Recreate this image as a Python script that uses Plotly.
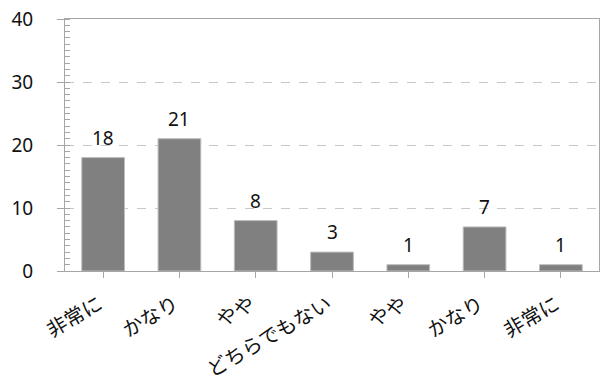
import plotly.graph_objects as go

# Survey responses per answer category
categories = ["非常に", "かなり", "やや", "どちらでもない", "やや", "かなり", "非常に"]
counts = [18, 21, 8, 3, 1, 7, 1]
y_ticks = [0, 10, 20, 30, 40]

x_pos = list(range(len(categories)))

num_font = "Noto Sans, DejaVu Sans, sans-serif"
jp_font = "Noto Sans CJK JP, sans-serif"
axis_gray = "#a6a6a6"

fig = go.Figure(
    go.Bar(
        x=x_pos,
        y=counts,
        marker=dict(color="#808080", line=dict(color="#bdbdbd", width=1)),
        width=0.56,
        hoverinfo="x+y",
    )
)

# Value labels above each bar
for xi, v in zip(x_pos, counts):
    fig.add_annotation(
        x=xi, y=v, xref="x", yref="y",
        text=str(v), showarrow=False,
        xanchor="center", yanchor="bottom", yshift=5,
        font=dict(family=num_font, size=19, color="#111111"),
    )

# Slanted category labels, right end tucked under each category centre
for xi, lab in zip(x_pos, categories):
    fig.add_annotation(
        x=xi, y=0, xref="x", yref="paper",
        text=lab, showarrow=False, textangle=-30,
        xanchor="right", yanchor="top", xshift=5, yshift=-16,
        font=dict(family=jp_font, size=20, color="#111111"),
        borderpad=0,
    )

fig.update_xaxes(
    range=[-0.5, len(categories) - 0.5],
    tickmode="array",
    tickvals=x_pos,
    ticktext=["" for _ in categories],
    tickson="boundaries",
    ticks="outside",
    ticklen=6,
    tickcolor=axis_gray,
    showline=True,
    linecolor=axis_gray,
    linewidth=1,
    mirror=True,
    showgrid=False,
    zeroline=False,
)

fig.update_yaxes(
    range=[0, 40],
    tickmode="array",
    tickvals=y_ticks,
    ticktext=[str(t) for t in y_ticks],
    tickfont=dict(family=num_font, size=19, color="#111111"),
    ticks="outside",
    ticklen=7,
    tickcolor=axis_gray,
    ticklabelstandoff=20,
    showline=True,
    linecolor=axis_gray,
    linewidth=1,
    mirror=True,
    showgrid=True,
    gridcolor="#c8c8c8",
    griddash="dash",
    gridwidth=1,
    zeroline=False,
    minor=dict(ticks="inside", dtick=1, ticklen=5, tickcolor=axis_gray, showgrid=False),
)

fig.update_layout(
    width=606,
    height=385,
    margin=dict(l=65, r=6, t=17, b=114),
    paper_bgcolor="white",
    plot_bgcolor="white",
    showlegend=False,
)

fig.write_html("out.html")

Task to carry out.
Return the material word for word. Pictures are not part of the copy.

Response to this task.
Recreate this image as a Python script that uses Plotly.
import plotly.graph_objects as go

# Survey responses per answer category
categories = ["非常に", "かなり", "やや", "どちらでもない", "やや", "かなり", "非常に"]
counts = [18, 21, 8, 3, 1, 7, 1]
y_ticks = [0, 10, 20, 30, 40]

x_pos = list(range(len(categories)))

num_font = "Noto Sans, DejaVu Sans, sans-serif"
jp_font = "Noto Sans CJK JP, sans-serif"
axis_gray = "#a6a6a6"

fig = go.Figure(
    go.Bar(
        x=x_pos,
        y=counts,
        marker=dict(color="#808080", line=dict(color="#bdbdbd", width=1)),
        width=0.56,
        hoverinfo="x+y",
    )
)

# Value labels above each bar
for xi, v in zip(x_pos, counts):
    fig.add_annotation(
        x=xi, y=v, xref="x", yref="y",
        text=str(v), showarrow=False,
        xanchor="center", yanchor="bottom", yshift=5,
        font=dict(family=num_font, size=19, color="#111111"),
    )

# Slanted category labels, right end tucked under each category centre
for xi, lab in zip(x_pos, categories):
    fig.add_annotation(
        x=xi, y=0, xref="x", yref="paper",
        text=lab, showarrow=False, textangle=-30,
        xanchor="right", yanchor="top", xshift=5, yshift=-16,
        font=dict(family=jp_font, size=20, color="#111111"),
        borderpad=0,
    )

fig.update_xaxes(
    range=[-0.5, len(categories) - 0.5],
    tickmode="array",
    tickvals=x_pos,
    ticktext=["" for _ in categories],
    tickson="boundaries",
    ticks="outside",
    ticklen=6,
    tickcolor=axis_gray,
    showline=True,
    linecolor=axis_gray,
    linewidth=1,
    mirror=True,
    showgrid=False,
    zeroline=False,
)

fig.update_yaxes(
    range=[0, 40],
    tickmode="array",
    tickvals=y_ticks,
    ticktext=[str(t) for t in y_ticks],
    tickfont=dict(family=num_font, size=19, color="#111111"),
    ticks="outside",
    ticklen=7,
    tickcolor=axis_gray,
    ticklabelstandoff=20,
    showline=True,
    linecolor=axis_gray,
    linewidth=1,
    mirror=True,
    showgrid=True,
    gridcolor="#c8c8c8",
    griddash="dash",
    gridwidth=1,
    zeroline=False,
    minor=dict(ticks="inside", dtick=1, ticklen=5, tickcolor=axis_gray, showgrid=False),
)

fig.update_layout(
    width=606,
    height=385,
    margin=dict(l=65, r=6, t=17, b=114),
    paper_bgcolor="white",
    plot_bgcolor="white",
    showlegend=False,
)

fig.write_html("out.html")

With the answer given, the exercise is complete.